Иванов. “Явление Христа народу” и “библейские эскизы”. Смысл художественный и прикладной.

Художественный смысл – место на Синусоиде идеалов

С. Воложин

Иванов. “Явление Христа народу” и “библейские эскизы”.

Смысл художественный и прикладной

Идеалы: маньеризма и пиетизма.

 

Удар

Я получил крепкий удар по моему самому яркому наблюдению – что в “Явлении Христа народу” Иванова никто Христа не видит. А если не по наблюдению, то по выводу из него – что подсознательным идеалом Иванова было раньше других чуяние будущего, а именно – что скоро наступит время влиятельности сен-симонизма.

Этот удар выглядит так:

"Стиль этого сухого богословствования сказался в подчеркнутом реализме и в известной “засушенности” “Явления Мессии”” (Охоцимский. https://www.academia.edu/37881748/%D0%AD%D0%B7%D0%BE%D1%82%D0%B5%D1%80%D0%B8%D1%87%D0%B5%D1%81%D0%BA%D0%BE%D0%B5_%D1%85%D1%80%D0%B8%D1%81%D1%82%D0%B8%D0%B0%D0%BD%D1%81%D1%82%D0%B2%D0%BE_%D0%B8_%D1%85%D1%83%D0%B4%D0%BE%D0%B6%D0%B5%D1%81%D1%82%D0%B2%D0%B5%D0%BD%D0%BD%D1%8B%D0%B9_%D1%8F%D0%B7%D1%8B%D0%BA_%D0%90%D0%BB%D0%B5%D0%BA%D1%81%D0%B0%D0%BD%D0%B4%D1%80%D0%B0_%D0%98%D0%B2%D0%B0%D0%BD%D0%BE%D0%B2%D0%B0).

То есть засушенность – от “фэ” окостеневшему православию, “фэ” во имя “тёплой” веры, которая была в моде, но не в церкви, а у элиты общества.

"Русская религиозная мысль начала XIX века находилась под сильным протестантским влиянием. Богословие изучалось по лютеранским учебникам, причем языком преподавания была латынь. При изучении богословия Библия ставилась на первое место, отодвигая на задний план соборы, патристику и литургику. Церковь понималась по-протестантски как “собрание человеков во Иисуса Христа верующих”, а ее главой провозглашался русский Царь. Официальной идеологией был политизированный экуменизм в духе Священного Союза, признававший равно-святость трех основных ветвей христианства.

Стиль личной религиозной жизни образованного общества тяготел к пиетизму” (Там же).

Пиетизм – движение внутри лютеранской и реформатской церквей, характеризующееся приданием особой значимости личному благочестию.

И никакого подсознательного идеала чутья, к чему идёт социум. То есть – реализма.

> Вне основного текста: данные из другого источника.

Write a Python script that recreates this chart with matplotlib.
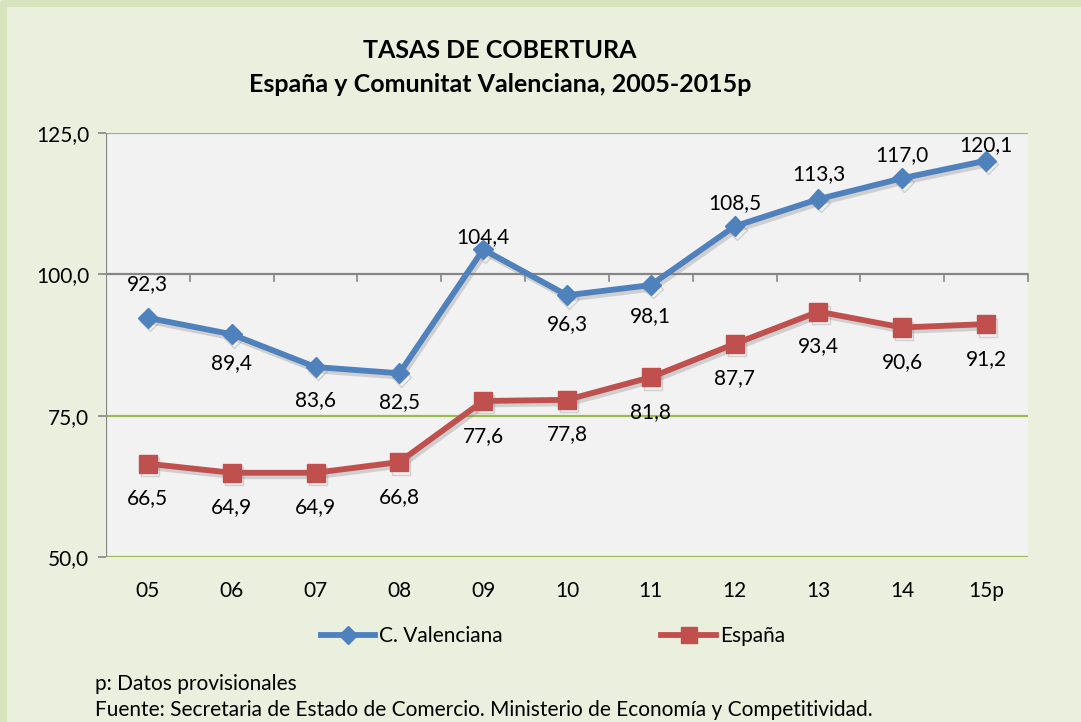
import matplotlib
matplotlib.use("Agg")
import matplotlib.pyplot as plt
import matplotlib.patheffects as pe
from matplotlib.lines import Line2D

plt.rcParams['font.family'] = ['Lato', 'DejaVu Sans']

# ---- data ----
categories = ["05", "06", "07", "08", "09", "10", "11", "12", "13", "14", "15p"]
valenciana = [92.3, 89.4, 83.6, 82.5, 104.4, 96.3, 98.1, 108.5, 113.3, 117.0, 120.1]
espana = [66.5, 64.9, 64.9, 66.8, 77.6, 77.8, 81.8, 87.7, 93.4, 90.6, 91.2]
yticks = [50, 75, 100, 125]
series_names = ["C. Valenciana", "España"]

# label offsets (points, vertical) - styling
val_offsets = [24, -21, -24, -21, 9, -21, -22, 17, 18, 17, 11]
esp_offsets = [-25] * len(espana)

BLUE = "#4F81BD"
RED = "#C0504D"
GREEN = "#9BBB59"
GRAY = "#868686"
FS = 15

fig = plt.figure(figsize=(10.81, 7.22), dpi=100)
fig.patch.set_facecolor("#EBF0DE")
# border on left/top
fig.add_artist(Line2D([0.0025, 0.0025, 1], [0, 0.996, 0.996], transform=fig.transFigure,
                      color="#D7E4BD", lw=5, zorder=0))

ax = fig.add_axes([106/1081, 1-557/722, (1028-106)/1081, (557-133)/722])
ax.set_facecolor("#F2F2F2")
x = list(range(len(categories)))
ax.set_xlim(-0.5, len(categories)-0.5)
ax.set_ylim(50, 125)

for s in ax.spines.values():
    s.set_visible(False)

# gridlines
for yv in yticks:
    if yv != 100:
        ax.axhline(yv, color=GREEN, lw=1.6, zorder=1)
# horizontal axis at 100
ax.axhline(100, color=GRAY, lw=1.6, zorder=1)
for b in [i - 0.5 for i in range(1, len(categories))] + [len(categories) - 0.5]:
    ax.plot([b, b], [100, 100 - 1.2], color=GRAY, lw=1.2, zorder=1, clip_on=False)
# left axis
ax.axvline(-0.5, color=GRAY, lw=1.6, zorder=1)

ax.set_yticks(yticks)
ax.set_yticklabels([f"{v:.1f}".replace(".", ",") for v in yticks])
ax.tick_params(axis="y", length=6, width=1.2, color=GRAY, labelsize=FS, pad=6)
ax.set_xticks(x)
ax.set_xticklabels(categories)
ax.tick_params(axis="x", length=0, labelsize=FS, pad=17)

shadow = [pe.SimpleLineShadow(offset=(1.5, -2.5), shadow_color="#808080", alpha=0.3), pe.Normal()]
l1, = ax.plot(x, valenciana, color=BLUE, lw=4.2, marker="D", ms=10, mec=BLUE,
              zorder=3, path_effects=shadow, solid_joinstyle="round")
l2, = ax.plot(x, espana, color=RED, lw=4.2, marker="s", ms=13, mec=RED,
              zorder=3, path_effects=shadow, solid_joinstyle="round")

for xi, v, off in zip(x, valenciana, val_offsets):
    ax.annotate(f"{v:.1f}".replace(".", ","), (xi, v), xytext=(0, off),
                textcoords="offset points", ha="center", va="center", fontsize=FS, zorder=4)
for xi, v, off in zip(x, espana, esp_offsets):
    ax.annotate(f"{v:.1f}".replace(".", ","), (xi, v), xytext=(0, off),
                textcoords="offset points", ha="center", va="center", fontsize=FS, zorder=4)

fig.text(0.4625, 1-50/722, "TASAS DE COBERTURA", ha="center", va="center",
         fontsize=18, fontweight="bold")
fig.text(0.4625, 1-85/722, "España y Comunitat Valenciana, 2005-2015p", ha="center",
         va="center", fontsize=18, fontweight="bold")

h1 = Line2D([], [], color=BLUE, lw=4.2, marker="D", ms=9)
h2 = Line2D([], [], color=RED, lw=4.2, marker="s", ms=12)
fig.legend([h1, h2], series_names, loc="center", bbox_to_anchor=(553/1081, 1-636/722),
           ncol=2, frameon=False, fontsize=FS, handlelength=2.6, handletextpad=0.2,
           columnspacing=7.6)

fig.text(95/1081, 1-684/722, "p: Datos provisionales", ha="left", va="center", fontsize=FS)
fig.text(95/1081, 1-710/722,
         "Fuente: Secretaria de Estado de Comercio. Ministerio de Economía y Competitividad.",
         ha="left", va="center", fontsize=FS)

fig.savefig("out.png", dpi=100, facecolor=fig.get_facecolor())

На дворе был эпигонский романтизм. Взвихрённость, страсти, соответствующие темы. Кипение в действии пустом после поражения революций. Эстетика эффектов. И надо было этому противостоять. Как?

Надо было, например, эту волнующуюся психику общественную повторить, но опорочить – противоречиями. Что и заметил Алленов.

Сильно движение “к Христу” (ставлю кавычки, потому что никто-то Его не видит) слева только что крестившимися (стариком и мальчиком) и группой апостолов – перебивается стоящим между ними сомневающимся. Справа голые разные: у смотрящего нагота антикизирована, у дрожащих – христианизирована (образ греховной плоти).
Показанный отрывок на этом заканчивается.